|Bardhaman, West Bengal 713426
|How to go:
Take Burdhwan local and get down in Saktigarh. From there you can hire toto for Kurmun directly. They may ask 500 rs.
Take Burdhwan local and get down in Saktigarh. If you want break journey, they get toto and reach Attagarh bus stop, from there you can get bus for Hotgopindapur more. You can get down there and take another toto or any local vehicle which is going inside the village.
|Road condition is good, mobile network availability, few basic shops will be helpful to buy basic stuff in case you need it.
|Lack of local transport
|What to visit ?
|Friends who love to experience rituals and culture of India
|Minimum day/time to visit:
|300 rs approx
|Gajon is a traditional festival in West Bengal associated with deities of Lord Shiva or Nil.

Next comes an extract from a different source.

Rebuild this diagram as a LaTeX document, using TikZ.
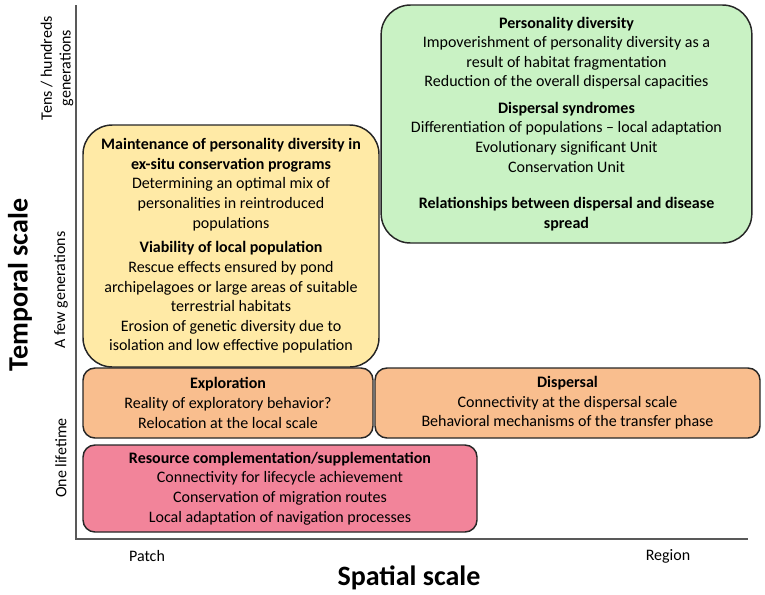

It spans around last one week of Bengali year Chaitra. The year ends with Charak festival and starts a Bengali new year. Mainly Gajon monks and devotees of lord Shiva take part of those festival and every year thousands of people assemble into the villages where the festivals are taken place. Generally putting a temple into the center they organised it where the monks take part in various rituals like dance, drama, acts or play some religious stuff etc. Various villages throughout West Bengal have different content and activities to perform. Kurhmun proves that they are one of the weirdest and unique among all and the tradition of playing with decomposed human body parts is going for a decade.
Kurhmun is the village which is around 21 km away from Burdwan is famous for Gajon festival for several years. The specialty of this festival is to play with decomposed human body parts specially with skulls along with some typical dancing moves and music. The weird rituals has become a part of this village and held in early morning in Nil Sasthi every year. It starts with the procession of Gajon monks holding human skulls and walk through the village based with a Shiva temple. The specific reason behind this rituals is still unknown but it is said since one month before this festival, those monks start searching the buried Hindu bodies from the ground and collect those for this particular day. They make the body dry for one month and start this activity for the particular day. Then again they buried or burn it after the festival gets over. I know it sounds terrific, but that's the way it happens every year. Thousands of people get assembled as a witness, many photographers or bloggers covers the the whole documentary too. All I can say to experience something unique, one must attend it.